◆ Dataset content:
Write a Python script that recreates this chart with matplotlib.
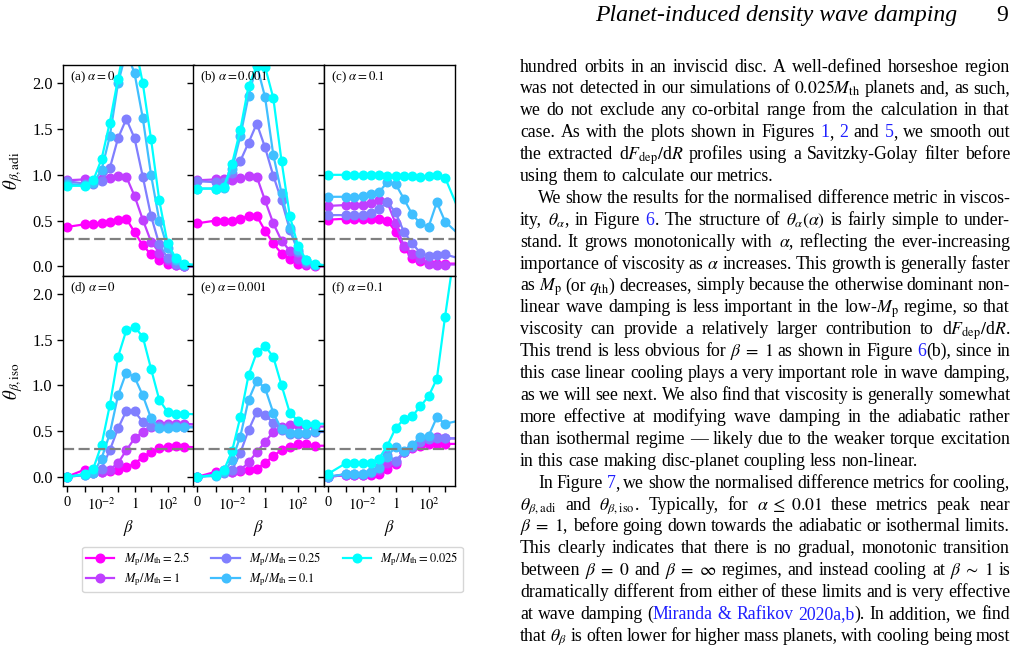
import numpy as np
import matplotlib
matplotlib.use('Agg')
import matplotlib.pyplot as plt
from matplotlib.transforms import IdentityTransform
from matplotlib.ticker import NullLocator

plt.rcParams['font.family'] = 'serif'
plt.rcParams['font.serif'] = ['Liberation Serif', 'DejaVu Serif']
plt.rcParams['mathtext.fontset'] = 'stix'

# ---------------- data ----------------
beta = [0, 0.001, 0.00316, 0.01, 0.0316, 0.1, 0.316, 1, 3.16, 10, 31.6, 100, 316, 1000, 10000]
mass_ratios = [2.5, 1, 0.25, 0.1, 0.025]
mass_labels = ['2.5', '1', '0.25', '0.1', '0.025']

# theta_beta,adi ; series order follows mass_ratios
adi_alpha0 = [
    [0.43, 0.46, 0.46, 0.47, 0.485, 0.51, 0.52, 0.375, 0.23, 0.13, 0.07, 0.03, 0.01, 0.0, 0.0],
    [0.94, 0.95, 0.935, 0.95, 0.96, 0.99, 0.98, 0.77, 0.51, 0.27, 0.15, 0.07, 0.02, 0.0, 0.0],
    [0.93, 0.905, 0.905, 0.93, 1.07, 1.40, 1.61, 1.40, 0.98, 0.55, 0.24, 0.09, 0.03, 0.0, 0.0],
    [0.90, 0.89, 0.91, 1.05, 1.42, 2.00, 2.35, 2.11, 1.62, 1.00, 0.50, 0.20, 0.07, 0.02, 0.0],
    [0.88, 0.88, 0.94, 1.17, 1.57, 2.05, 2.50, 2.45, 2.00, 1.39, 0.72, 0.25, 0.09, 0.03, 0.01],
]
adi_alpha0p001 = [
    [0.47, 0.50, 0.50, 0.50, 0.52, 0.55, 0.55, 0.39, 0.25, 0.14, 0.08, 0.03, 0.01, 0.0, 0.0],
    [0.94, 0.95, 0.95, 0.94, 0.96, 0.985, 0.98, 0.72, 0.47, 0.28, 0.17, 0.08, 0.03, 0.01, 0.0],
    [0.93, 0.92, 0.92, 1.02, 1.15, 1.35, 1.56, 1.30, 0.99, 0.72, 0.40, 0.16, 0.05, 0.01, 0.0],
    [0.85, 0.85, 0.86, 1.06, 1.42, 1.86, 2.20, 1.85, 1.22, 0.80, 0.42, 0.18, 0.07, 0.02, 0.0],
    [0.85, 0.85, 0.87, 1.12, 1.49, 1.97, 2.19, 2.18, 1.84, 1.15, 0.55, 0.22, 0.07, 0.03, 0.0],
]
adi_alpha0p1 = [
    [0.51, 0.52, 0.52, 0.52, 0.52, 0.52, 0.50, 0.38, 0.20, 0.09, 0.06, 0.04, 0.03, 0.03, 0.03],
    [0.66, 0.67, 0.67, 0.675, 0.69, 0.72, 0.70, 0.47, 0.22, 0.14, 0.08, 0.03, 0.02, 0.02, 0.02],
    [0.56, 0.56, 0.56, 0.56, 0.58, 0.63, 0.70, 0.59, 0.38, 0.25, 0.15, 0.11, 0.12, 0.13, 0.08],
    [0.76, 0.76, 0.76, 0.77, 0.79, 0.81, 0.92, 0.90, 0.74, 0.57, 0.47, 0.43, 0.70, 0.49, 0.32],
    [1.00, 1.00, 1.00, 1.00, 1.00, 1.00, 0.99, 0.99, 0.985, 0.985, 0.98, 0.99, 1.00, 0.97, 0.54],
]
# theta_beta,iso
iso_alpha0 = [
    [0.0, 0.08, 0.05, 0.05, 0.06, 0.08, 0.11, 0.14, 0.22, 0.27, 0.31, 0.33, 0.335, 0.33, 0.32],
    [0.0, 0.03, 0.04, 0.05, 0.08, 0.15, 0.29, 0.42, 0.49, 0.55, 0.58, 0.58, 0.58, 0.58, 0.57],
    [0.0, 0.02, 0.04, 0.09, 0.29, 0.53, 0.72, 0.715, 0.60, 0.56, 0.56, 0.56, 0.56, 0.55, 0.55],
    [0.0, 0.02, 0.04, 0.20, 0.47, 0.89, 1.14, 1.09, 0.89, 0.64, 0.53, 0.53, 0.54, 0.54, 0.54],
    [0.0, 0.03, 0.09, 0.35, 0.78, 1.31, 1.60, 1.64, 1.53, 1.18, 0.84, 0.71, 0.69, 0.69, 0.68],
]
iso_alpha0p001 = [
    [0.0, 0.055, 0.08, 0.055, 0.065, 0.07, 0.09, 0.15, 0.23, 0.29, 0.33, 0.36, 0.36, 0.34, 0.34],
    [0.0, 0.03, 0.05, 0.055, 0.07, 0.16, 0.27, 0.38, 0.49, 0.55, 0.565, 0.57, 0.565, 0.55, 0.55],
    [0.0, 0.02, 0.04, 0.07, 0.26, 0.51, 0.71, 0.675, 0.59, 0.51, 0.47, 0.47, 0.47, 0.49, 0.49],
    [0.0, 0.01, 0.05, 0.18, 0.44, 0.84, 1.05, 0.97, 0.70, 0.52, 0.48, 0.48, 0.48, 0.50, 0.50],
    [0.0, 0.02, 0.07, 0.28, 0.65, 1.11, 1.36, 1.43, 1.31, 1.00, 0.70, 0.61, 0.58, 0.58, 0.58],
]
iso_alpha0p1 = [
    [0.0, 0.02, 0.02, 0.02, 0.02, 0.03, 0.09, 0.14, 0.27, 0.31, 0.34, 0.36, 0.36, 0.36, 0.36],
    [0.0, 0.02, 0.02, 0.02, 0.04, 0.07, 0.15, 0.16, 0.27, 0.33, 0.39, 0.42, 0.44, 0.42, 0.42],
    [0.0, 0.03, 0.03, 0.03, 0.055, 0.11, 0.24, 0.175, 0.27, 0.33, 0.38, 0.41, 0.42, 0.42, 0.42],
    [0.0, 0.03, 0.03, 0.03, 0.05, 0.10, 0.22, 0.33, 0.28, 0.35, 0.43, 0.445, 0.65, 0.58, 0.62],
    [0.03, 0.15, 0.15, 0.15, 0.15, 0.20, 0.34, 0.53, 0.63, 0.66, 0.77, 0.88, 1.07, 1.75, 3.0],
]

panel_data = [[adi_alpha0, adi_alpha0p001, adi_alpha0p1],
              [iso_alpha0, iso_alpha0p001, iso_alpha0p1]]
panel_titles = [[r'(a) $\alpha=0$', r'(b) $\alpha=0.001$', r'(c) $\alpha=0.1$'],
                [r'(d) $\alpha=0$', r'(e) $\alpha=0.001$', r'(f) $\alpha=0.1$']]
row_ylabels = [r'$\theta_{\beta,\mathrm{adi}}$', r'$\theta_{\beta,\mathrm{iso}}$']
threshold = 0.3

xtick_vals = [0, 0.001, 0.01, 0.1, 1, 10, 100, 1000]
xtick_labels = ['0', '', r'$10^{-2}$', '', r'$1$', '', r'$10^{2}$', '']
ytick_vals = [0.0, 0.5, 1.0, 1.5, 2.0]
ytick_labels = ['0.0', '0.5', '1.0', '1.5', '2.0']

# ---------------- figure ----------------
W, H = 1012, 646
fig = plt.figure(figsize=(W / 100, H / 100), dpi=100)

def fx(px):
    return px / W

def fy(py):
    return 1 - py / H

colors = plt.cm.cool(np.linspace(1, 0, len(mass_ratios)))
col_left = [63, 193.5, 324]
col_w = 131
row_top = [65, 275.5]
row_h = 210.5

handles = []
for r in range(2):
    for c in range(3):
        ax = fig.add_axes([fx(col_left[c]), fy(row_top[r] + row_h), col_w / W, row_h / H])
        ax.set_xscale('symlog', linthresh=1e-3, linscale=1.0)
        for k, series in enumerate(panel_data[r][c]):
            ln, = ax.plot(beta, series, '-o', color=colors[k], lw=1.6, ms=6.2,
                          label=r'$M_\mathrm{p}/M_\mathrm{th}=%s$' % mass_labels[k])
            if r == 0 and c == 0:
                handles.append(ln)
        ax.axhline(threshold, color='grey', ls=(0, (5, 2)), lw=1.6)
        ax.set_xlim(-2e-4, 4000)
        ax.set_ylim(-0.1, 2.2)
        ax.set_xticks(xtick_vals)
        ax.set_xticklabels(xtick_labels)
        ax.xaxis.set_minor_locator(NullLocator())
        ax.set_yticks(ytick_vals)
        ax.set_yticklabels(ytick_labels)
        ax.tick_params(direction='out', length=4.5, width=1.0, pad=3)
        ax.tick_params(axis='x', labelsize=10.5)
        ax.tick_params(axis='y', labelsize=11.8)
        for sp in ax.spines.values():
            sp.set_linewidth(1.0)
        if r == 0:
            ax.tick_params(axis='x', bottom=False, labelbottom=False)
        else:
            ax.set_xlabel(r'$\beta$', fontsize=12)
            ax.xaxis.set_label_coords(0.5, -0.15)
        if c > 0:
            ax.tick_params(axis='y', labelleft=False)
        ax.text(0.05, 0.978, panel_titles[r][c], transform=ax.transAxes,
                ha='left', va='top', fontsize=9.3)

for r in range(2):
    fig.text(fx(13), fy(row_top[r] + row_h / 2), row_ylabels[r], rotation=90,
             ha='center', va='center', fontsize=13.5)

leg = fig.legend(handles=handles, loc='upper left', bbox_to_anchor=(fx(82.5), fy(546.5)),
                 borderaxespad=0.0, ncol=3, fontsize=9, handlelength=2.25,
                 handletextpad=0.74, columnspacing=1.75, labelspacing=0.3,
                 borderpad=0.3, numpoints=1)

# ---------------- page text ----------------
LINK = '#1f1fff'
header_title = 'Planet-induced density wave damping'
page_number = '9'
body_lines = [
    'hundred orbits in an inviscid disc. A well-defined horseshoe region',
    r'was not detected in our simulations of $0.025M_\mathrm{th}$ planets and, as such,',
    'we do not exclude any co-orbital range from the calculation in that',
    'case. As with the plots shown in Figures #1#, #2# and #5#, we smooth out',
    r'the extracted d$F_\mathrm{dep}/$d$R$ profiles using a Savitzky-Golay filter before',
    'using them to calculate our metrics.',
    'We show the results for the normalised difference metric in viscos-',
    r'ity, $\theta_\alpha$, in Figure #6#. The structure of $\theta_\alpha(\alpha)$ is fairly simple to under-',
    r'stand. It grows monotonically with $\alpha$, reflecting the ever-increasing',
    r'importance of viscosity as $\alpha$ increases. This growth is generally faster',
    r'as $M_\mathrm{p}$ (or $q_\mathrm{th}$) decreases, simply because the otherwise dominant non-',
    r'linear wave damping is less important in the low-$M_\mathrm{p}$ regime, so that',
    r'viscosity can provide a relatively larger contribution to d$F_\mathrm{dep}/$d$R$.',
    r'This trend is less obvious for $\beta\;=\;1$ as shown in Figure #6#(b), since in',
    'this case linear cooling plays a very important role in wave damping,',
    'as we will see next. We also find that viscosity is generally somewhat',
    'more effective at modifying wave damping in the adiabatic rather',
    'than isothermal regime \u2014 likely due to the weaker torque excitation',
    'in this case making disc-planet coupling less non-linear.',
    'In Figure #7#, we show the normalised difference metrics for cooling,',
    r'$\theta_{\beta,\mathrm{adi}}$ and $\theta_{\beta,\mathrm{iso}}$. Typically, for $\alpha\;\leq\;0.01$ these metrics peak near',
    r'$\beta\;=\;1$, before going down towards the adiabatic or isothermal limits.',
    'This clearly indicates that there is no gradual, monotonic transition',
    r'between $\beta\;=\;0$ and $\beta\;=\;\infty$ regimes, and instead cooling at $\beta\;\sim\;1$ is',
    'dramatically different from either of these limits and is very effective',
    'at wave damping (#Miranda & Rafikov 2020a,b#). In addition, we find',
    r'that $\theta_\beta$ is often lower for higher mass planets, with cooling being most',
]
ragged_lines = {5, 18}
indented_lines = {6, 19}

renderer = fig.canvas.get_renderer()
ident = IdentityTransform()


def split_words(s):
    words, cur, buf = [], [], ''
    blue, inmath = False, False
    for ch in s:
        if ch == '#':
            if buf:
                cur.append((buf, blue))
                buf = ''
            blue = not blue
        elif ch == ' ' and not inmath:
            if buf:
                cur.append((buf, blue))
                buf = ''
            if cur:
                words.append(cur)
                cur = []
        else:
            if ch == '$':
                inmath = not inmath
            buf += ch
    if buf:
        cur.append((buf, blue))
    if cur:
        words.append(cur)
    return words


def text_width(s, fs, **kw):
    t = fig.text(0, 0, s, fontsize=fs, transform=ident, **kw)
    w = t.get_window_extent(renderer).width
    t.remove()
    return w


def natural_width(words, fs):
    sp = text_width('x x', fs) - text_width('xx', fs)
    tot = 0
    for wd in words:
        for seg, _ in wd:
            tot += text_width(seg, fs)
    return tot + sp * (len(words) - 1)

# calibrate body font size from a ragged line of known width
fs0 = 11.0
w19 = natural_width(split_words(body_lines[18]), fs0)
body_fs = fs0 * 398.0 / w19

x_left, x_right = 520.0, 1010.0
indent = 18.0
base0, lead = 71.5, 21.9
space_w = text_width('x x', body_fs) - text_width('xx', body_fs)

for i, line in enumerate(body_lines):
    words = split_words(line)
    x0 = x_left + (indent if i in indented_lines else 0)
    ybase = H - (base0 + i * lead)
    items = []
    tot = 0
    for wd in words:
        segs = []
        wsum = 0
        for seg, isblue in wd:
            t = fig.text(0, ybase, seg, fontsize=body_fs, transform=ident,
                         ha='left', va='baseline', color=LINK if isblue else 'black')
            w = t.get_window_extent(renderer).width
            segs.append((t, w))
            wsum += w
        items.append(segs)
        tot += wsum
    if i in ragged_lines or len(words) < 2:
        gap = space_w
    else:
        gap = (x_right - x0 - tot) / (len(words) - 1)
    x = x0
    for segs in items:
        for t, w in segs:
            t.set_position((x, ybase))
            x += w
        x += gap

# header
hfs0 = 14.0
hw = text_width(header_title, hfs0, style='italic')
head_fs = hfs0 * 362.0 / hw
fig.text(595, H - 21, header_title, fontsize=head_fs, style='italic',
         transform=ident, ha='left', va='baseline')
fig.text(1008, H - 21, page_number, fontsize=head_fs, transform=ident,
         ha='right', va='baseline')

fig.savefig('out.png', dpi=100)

◆ Your objective: Every line from the start of the listing above through the line with "plt.rcParams['mathtext.fontset'] = 'stix'" should be repeated exactly; skip the pictures and add nothing else.

◆ Solution for this task:
Write a Python script that recreates this chart with matplotlib.
import numpy as np
import matplotlib
matplotlib.use('Agg')
import matplotlib.pyplot as plt
from matplotlib.transforms import IdentityTransform
from matplotlib.ticker import NullLocator

plt.rcParams['font.family'] = 'serif'
plt.rcParams['font.serif'] = ['Liberation Serif', 'DejaVu Serif']
plt.rcParams['mathtext.fontset'] = 'stix'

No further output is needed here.